_SOURCE DATA_
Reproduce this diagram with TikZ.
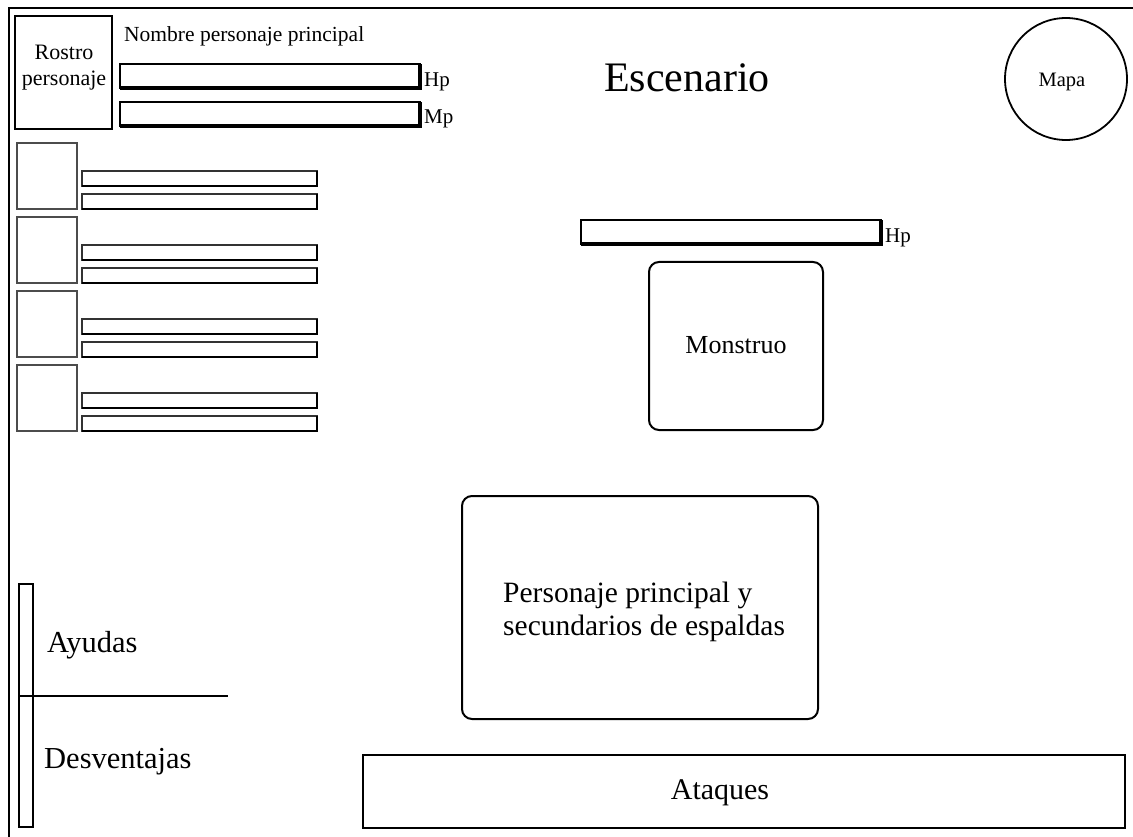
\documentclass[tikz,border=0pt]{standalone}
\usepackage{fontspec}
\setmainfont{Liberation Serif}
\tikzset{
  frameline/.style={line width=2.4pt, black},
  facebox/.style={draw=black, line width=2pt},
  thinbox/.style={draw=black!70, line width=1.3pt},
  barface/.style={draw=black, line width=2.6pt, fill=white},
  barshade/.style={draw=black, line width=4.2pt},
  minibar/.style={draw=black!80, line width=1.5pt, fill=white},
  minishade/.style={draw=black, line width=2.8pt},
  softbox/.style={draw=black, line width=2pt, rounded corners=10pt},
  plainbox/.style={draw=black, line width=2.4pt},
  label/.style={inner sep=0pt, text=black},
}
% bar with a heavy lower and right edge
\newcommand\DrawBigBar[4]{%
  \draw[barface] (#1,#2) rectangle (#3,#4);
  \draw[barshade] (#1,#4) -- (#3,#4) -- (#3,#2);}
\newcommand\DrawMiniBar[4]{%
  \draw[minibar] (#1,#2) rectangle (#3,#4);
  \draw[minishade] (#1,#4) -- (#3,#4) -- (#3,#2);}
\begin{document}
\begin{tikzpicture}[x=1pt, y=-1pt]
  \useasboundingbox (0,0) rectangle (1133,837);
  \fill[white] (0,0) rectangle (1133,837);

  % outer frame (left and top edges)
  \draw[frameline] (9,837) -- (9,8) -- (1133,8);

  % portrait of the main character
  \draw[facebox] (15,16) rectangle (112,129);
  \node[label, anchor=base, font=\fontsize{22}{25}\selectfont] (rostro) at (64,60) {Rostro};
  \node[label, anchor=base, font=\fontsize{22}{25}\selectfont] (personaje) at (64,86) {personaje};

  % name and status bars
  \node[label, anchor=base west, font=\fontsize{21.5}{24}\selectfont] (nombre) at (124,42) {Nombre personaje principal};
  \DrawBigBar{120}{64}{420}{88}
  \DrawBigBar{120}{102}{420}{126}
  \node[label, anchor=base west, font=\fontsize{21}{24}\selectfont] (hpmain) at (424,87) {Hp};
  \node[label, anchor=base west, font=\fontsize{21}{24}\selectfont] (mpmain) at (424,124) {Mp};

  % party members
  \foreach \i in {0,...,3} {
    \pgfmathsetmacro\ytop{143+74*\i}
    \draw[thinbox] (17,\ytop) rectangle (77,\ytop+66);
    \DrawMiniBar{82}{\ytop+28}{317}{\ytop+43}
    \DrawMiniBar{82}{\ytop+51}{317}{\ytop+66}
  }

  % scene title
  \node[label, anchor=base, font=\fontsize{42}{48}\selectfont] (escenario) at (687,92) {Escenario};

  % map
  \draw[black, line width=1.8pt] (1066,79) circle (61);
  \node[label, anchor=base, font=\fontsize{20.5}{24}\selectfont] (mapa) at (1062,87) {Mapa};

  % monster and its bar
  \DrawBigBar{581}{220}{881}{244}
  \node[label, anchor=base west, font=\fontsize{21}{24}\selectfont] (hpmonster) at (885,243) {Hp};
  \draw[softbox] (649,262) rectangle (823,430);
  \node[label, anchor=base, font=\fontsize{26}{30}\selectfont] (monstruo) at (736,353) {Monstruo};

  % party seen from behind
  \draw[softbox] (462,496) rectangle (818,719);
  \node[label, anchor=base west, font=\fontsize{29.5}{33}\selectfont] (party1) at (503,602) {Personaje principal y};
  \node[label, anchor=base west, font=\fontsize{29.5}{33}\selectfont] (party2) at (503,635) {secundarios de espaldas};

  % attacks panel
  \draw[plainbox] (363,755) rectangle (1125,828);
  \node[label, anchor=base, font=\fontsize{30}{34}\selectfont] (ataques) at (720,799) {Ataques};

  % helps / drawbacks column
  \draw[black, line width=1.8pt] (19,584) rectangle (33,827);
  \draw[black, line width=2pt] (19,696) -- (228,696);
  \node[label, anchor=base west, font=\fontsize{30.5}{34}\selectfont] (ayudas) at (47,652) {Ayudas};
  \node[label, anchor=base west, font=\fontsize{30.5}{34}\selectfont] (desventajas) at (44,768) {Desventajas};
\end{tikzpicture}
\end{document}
...
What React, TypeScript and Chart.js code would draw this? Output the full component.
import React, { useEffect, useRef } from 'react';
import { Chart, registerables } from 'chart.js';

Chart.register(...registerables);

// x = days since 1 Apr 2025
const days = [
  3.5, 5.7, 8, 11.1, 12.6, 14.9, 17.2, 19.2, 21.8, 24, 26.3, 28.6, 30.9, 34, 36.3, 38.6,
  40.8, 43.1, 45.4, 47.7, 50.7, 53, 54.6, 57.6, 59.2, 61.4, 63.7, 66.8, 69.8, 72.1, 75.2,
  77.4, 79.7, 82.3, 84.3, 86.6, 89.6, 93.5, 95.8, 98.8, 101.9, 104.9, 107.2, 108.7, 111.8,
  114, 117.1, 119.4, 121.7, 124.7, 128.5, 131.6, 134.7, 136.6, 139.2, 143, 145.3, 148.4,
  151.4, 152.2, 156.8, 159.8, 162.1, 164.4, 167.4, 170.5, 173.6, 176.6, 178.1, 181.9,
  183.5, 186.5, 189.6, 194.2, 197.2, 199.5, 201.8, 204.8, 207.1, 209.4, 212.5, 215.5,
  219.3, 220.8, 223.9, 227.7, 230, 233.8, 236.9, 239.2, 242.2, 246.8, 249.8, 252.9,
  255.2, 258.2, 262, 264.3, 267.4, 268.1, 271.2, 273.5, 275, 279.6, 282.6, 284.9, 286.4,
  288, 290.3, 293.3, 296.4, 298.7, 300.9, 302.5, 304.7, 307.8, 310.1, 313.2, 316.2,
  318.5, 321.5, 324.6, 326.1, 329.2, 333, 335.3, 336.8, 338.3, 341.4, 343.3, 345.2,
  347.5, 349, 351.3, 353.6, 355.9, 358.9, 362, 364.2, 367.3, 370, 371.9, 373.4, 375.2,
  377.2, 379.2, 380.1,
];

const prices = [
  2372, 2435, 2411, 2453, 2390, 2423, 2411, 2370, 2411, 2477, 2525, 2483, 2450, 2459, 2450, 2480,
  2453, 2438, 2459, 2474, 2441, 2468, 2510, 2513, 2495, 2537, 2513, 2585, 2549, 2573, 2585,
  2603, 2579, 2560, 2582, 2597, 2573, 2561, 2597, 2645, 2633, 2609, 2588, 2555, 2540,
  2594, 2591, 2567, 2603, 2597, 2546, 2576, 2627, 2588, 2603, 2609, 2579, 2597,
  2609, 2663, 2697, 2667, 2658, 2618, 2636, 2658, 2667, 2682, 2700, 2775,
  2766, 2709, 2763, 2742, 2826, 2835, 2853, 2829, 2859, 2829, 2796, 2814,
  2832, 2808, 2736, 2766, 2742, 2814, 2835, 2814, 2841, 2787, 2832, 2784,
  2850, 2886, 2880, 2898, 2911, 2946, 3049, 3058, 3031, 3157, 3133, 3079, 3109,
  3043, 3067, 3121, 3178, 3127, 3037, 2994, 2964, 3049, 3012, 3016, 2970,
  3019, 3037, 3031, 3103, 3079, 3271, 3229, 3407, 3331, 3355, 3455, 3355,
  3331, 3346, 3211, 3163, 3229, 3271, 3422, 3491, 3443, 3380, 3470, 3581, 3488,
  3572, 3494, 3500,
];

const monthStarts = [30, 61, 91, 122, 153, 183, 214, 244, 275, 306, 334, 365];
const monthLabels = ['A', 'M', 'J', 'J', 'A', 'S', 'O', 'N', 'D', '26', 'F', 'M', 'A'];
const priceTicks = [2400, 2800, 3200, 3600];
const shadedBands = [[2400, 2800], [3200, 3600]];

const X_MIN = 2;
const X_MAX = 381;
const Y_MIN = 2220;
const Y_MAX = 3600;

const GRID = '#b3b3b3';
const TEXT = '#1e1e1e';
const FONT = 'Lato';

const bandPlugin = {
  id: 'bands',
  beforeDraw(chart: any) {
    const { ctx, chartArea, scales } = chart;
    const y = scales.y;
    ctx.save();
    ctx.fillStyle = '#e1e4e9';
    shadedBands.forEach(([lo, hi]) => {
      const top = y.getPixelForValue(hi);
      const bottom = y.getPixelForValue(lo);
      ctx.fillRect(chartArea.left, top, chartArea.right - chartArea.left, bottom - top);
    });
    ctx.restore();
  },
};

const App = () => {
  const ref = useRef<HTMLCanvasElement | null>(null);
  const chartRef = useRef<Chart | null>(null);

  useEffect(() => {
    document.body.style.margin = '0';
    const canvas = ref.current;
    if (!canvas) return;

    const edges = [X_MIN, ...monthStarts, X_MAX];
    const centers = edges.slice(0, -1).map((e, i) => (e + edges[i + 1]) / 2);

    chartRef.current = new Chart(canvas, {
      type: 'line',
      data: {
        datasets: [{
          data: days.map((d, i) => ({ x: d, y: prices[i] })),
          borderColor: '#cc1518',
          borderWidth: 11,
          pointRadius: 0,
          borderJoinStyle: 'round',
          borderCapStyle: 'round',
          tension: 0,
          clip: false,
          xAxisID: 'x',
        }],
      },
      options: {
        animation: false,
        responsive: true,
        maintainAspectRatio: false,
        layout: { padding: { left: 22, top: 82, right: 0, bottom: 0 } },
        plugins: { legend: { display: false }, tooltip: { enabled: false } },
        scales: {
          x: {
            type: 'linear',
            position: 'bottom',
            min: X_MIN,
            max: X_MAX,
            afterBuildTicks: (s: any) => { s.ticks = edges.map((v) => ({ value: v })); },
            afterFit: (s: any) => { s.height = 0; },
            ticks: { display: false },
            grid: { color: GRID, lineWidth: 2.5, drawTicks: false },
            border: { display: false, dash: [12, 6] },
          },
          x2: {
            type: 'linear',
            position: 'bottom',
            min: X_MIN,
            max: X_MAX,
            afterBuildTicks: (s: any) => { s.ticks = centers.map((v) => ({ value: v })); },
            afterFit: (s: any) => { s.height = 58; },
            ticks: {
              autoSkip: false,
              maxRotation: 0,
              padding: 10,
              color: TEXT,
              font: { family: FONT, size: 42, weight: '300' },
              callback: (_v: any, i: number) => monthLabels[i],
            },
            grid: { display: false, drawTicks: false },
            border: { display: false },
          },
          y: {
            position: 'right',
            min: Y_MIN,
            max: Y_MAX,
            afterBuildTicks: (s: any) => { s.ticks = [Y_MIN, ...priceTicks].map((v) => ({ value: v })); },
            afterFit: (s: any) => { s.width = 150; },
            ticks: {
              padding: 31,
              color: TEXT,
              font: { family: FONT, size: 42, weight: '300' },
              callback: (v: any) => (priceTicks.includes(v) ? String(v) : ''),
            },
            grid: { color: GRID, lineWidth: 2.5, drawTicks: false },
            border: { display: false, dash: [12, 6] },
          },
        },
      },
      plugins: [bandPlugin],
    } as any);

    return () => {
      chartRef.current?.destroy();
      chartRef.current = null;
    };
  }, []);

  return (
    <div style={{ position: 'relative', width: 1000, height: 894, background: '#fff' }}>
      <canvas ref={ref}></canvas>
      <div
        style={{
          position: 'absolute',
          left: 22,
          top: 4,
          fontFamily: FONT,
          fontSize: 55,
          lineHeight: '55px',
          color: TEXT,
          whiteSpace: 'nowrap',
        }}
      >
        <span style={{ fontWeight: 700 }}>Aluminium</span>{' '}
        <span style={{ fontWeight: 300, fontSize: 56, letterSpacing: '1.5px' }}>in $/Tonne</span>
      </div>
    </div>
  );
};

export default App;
...
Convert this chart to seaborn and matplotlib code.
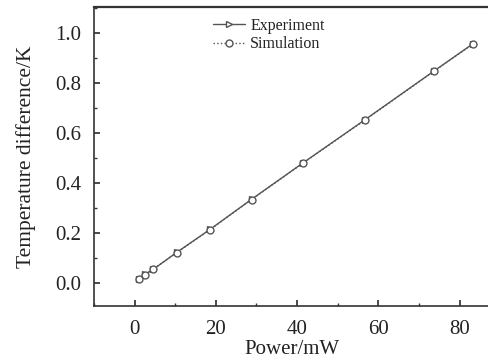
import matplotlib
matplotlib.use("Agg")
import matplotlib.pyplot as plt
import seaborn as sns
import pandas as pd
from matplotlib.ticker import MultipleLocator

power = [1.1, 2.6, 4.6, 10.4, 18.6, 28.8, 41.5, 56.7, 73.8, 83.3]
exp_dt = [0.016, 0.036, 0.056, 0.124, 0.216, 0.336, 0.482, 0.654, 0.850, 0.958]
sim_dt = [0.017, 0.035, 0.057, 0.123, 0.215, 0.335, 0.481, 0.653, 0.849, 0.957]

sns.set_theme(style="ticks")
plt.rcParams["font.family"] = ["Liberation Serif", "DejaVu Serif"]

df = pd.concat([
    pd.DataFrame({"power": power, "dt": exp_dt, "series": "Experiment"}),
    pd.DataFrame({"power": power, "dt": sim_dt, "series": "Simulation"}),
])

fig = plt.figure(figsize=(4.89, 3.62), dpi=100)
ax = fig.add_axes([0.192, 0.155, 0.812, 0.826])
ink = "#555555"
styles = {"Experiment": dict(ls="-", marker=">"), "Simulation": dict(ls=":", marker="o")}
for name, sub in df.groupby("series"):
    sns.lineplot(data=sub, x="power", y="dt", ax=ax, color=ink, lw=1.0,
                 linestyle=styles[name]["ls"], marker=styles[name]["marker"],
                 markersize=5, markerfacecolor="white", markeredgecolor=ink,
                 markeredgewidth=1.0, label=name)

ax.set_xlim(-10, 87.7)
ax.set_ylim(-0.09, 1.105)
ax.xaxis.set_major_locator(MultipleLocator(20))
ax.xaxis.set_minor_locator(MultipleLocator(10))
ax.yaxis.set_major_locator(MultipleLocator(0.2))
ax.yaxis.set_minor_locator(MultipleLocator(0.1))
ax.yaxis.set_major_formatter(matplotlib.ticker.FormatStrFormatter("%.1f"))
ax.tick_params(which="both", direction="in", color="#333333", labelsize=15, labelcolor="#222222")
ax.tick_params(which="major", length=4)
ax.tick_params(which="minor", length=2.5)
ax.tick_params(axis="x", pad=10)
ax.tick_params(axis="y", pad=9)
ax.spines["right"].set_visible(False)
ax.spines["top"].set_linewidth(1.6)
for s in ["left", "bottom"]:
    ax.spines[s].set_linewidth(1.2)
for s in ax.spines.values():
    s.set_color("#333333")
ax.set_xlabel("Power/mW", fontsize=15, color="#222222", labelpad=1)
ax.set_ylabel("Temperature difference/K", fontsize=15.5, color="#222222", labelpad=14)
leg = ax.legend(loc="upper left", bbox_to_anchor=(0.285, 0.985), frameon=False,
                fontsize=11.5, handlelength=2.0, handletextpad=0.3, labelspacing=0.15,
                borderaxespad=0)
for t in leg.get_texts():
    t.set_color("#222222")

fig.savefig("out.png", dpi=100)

_AIM_
Transcribe, leaving out pictures, each line from the one containing "Convert this chart" through the one containing "0.653, 0.849, 0.957]".

_SOLVED PROBLEM_
Convert this chart to seaborn and matplotlib code.
import matplotlib
matplotlib.use("Agg")
import matplotlib.pyplot as plt
import seaborn as sns
import pandas as pd
from matplotlib.ticker import MultipleLocator

power = [1.1, 2.6, 4.6, 10.4, 18.6, 28.8, 41.5, 56.7, 73.8, 83.3]
exp_dt = [0.016, 0.036, 0.056, 0.124, 0.216, 0.336, 0.482, 0.654, 0.850, 0.958]
sim_dt = [0.017, 0.035, 0.057, 0.123, 0.215, 0.335, 0.481, 0.653, 0.849, 0.957]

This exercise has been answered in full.